GIVEN EXERCISE: Give every line of the data again, unchanged, but with no pictures.

RECORDED DATA:
----------------

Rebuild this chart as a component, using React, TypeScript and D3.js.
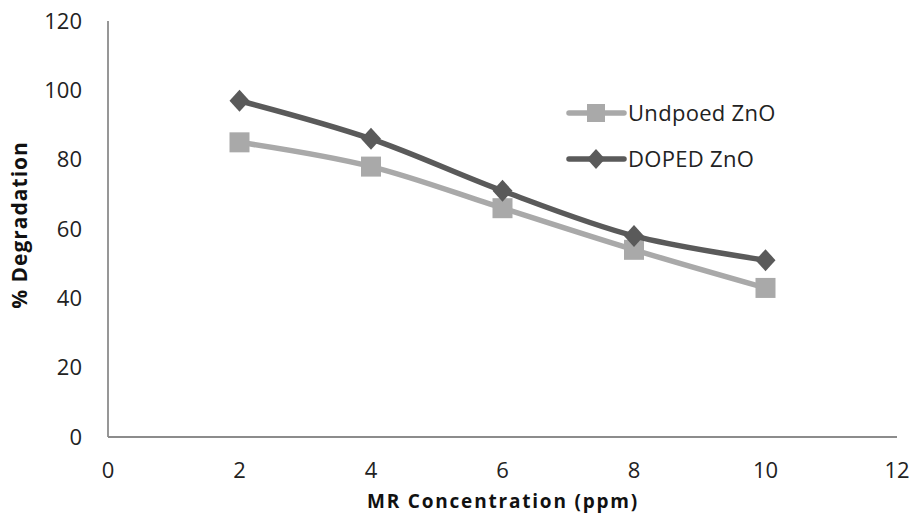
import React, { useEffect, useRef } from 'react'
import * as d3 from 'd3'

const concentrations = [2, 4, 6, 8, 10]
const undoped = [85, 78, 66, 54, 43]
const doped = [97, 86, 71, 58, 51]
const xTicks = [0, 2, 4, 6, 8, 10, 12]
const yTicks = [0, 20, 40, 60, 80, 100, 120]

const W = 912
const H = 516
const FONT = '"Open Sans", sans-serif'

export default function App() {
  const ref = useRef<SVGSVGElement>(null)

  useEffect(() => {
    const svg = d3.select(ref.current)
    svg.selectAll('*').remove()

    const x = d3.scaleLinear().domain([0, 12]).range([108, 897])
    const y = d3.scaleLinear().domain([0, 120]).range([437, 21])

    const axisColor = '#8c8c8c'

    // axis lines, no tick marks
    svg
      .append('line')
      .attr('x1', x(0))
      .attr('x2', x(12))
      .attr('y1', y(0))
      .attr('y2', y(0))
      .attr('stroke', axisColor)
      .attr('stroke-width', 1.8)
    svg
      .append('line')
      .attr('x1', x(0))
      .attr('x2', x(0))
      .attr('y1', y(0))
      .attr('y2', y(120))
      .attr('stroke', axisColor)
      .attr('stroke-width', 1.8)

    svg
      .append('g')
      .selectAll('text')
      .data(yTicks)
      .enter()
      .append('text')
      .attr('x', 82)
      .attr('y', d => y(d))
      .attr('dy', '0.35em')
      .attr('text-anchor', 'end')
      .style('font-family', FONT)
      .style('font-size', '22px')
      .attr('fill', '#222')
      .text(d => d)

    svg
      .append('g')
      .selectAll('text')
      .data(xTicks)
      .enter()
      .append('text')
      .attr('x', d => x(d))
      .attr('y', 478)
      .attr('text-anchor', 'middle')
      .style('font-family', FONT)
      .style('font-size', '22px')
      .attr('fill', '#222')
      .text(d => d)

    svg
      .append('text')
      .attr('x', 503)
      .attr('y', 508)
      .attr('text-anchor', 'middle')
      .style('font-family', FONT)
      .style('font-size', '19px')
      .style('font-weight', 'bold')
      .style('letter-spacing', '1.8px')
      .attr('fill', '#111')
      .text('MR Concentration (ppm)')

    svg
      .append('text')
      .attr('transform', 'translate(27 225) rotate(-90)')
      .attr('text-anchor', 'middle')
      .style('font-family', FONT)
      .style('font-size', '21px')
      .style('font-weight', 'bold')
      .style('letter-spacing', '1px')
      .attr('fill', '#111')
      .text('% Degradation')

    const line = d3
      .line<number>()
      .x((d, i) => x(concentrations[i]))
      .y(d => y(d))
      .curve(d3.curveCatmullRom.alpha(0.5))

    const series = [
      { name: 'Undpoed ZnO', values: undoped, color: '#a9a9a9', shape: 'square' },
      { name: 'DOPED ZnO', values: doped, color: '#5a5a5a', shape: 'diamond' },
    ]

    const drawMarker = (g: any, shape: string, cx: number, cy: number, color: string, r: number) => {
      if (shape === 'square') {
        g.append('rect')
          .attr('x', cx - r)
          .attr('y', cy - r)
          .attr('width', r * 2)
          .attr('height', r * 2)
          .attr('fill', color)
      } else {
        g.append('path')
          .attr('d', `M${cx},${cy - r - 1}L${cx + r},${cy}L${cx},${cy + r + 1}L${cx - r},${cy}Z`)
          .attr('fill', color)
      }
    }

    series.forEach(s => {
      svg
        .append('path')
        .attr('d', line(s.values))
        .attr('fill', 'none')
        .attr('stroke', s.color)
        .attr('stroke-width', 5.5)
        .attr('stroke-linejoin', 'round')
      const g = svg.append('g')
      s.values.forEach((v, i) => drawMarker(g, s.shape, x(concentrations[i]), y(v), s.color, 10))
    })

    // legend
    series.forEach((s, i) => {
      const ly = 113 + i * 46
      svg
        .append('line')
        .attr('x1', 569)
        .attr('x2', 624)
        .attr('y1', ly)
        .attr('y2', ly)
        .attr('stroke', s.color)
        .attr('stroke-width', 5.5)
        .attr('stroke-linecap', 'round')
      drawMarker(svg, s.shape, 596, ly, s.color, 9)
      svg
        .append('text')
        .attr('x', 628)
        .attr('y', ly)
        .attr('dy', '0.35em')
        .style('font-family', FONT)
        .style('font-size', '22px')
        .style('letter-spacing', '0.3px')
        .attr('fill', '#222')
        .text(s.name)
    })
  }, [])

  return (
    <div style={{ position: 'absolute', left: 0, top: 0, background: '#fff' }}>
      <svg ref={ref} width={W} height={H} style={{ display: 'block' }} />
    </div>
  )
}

----------------

RESPONSE TO THIS TASK:
Rebuild this chart as a component, using React, TypeScript and D3.js.
import React, { useEffect, useRef } from 'react'
import * as d3 from 'd3'

const concentrations = [2, 4, 6, 8, 10]
const undoped = [85, 78, 66, 54, 43]
const doped = [97, 86, 71, 58, 51]
const xTicks = [0, 2, 4, 6, 8, 10, 12]
const yTicks = [0, 20, 40, 60, 80, 100, 120]

const W = 912
const H = 516
const FONT = '"Open Sans", sans-serif'

export default function App() {
  const ref = useRef<SVGSVGElement>(null)

  useEffect(() => {
    const svg = d3.select(ref.current)
    svg.selectAll('*').remove()

    const x = d3.scaleLinear().domain([0, 12]).range([108, 897])
    const y = d3.scaleLinear().domain([0, 120]).range([437, 21])

    const axisColor = '#8c8c8c'

    // axis lines, no tick marks
    svg
      .append('line')
      .attr('x1', x(0))
      .attr('x2', x(12))
      .attr('y1', y(0))
      .attr('y2', y(0))
      .attr('stroke', axisColor)
      .attr('stroke-width', 1.8)
    svg
      .append('line')
      .attr('x1', x(0))
      .attr('x2', x(0))
      .attr('y1', y(0))
      .attr('y2', y(120))
      .attr('stroke', axisColor)
      .attr('stroke-width', 1.8)

    svg
      .append('g')
      .selectAll('text')
      .data(yTicks)
      .enter()
      .append('text')
      .attr('x', 82)
      .attr('y', d => y(d))
      .attr('dy', '0.35em')
      .attr('text-anchor', 'end')
      .style('font-family', FONT)
      .style('font-size', '22px')
      .attr('fill', '#222')
      .text(d => d)

    svg
      .append('g')
      .selectAll('text')
      .data(xTicks)
      .enter()
      .append('text')
      .attr('x', d => x(d))
      .attr('y', 478)
      .attr('text-anchor', 'middle')
      .style('font-family', FONT)
      .style('font-size', '22px')
      .attr('fill', '#222')
      .text(d => d)

    svg
      .append('text')
      .attr('x', 503)
      .attr('y', 508)
      .attr('text-anchor', 'middle')
      .style('font-family', FONT)
      .style('font-size', '19px')
      .style('font-weight', 'bold')
      .style('letter-spacing', '1.8px')
      .attr('fill', '#111')
      .text('MR Concentration (ppm)')

    svg
      .append('text')
      .attr('transform', 'translate(27 225) rotate(-90)')
      .attr('text-anchor', 'middle')
      .style('font-family', FONT)
      .style('font-size', '21px')
      .style('font-weight', 'bold')
      .style('letter-spacing', '1px')
      .attr('fill', '#111')
      .text('% Degradation')

    const line = d3
      .line<number>()
      .x((d, i) => x(concentrations[i]))
      .y(d => y(d))
      .curve(d3.curveCatmullRom.alpha(0.5))

    const series = [
      { name: 'Undpoed ZnO', values: undoped, color: '#a9a9a9', shape: 'square' },
      { name: 'DOPED ZnO', values: doped, color: '#5a5a5a', shape: 'diamond' },
    ]

    const drawMarker = (g: any, shape: string, cx: number, cy: number, color: string, r: number) => {
      if (shape === 'square') {
        g.append('rect')
          .attr('x', cx - r)
          .attr('y', cy - r)
          .attr('width', r * 2)
          .attr('height', r * 2)
          .attr('fill', color)
      } else {
        g.append('path')
          .attr('d', `M${cx},${cy - r - 1}L${cx + r},${cy}L${cx},${cy + r + 1}L${cx - r},${cy}Z`)
          .attr('fill', color)
      }
    }

    series.forEach(s => {
      svg
        .append('path')
        .attr('d', line(s.values))
        .attr('fill', 'none')
        .attr('stroke', s.color)
        .attr('stroke-width', 5.5)
        .attr('stroke-linejoin', 'round')
      const g = svg.append('g')
      s.values.forEach((v, i) => drawMarker(g, s.shape, x(concentrations[i]), y(v), s.color, 10))
    })

    // legend
    series.forEach((s, i) => {
      const ly = 113 + i * 46
      svg
        .append('line')
        .attr('x1', 569)
        .attr('x2', 624)
        .attr('y1', ly)
        .attr('y2', ly)
        .attr('stroke', s.color)
        .attr('stroke-width', 5.5)
        .attr('stroke-linecap', 'round')
      drawMarker(svg, s.shape, 596, ly, s.color, 9)
      svg
        .append('text')
        .attr('x', 628)
        .attr('y', ly)
        .attr('dy', '0.35em')
        .style('font-family', FONT)
        .style('font-size', '22px')
        .style('letter-spacing', '0.3px')
        .attr('fill', '#222')
        .text(s.name)
    })
  }, [])

  return (
    <div style={{ position: 'absolute', left: 0, top: 0, background: '#fff' }}>
      <svg ref={ref} width={W} height={H} style={{ display: 'block' }} />
    </div>
  )
}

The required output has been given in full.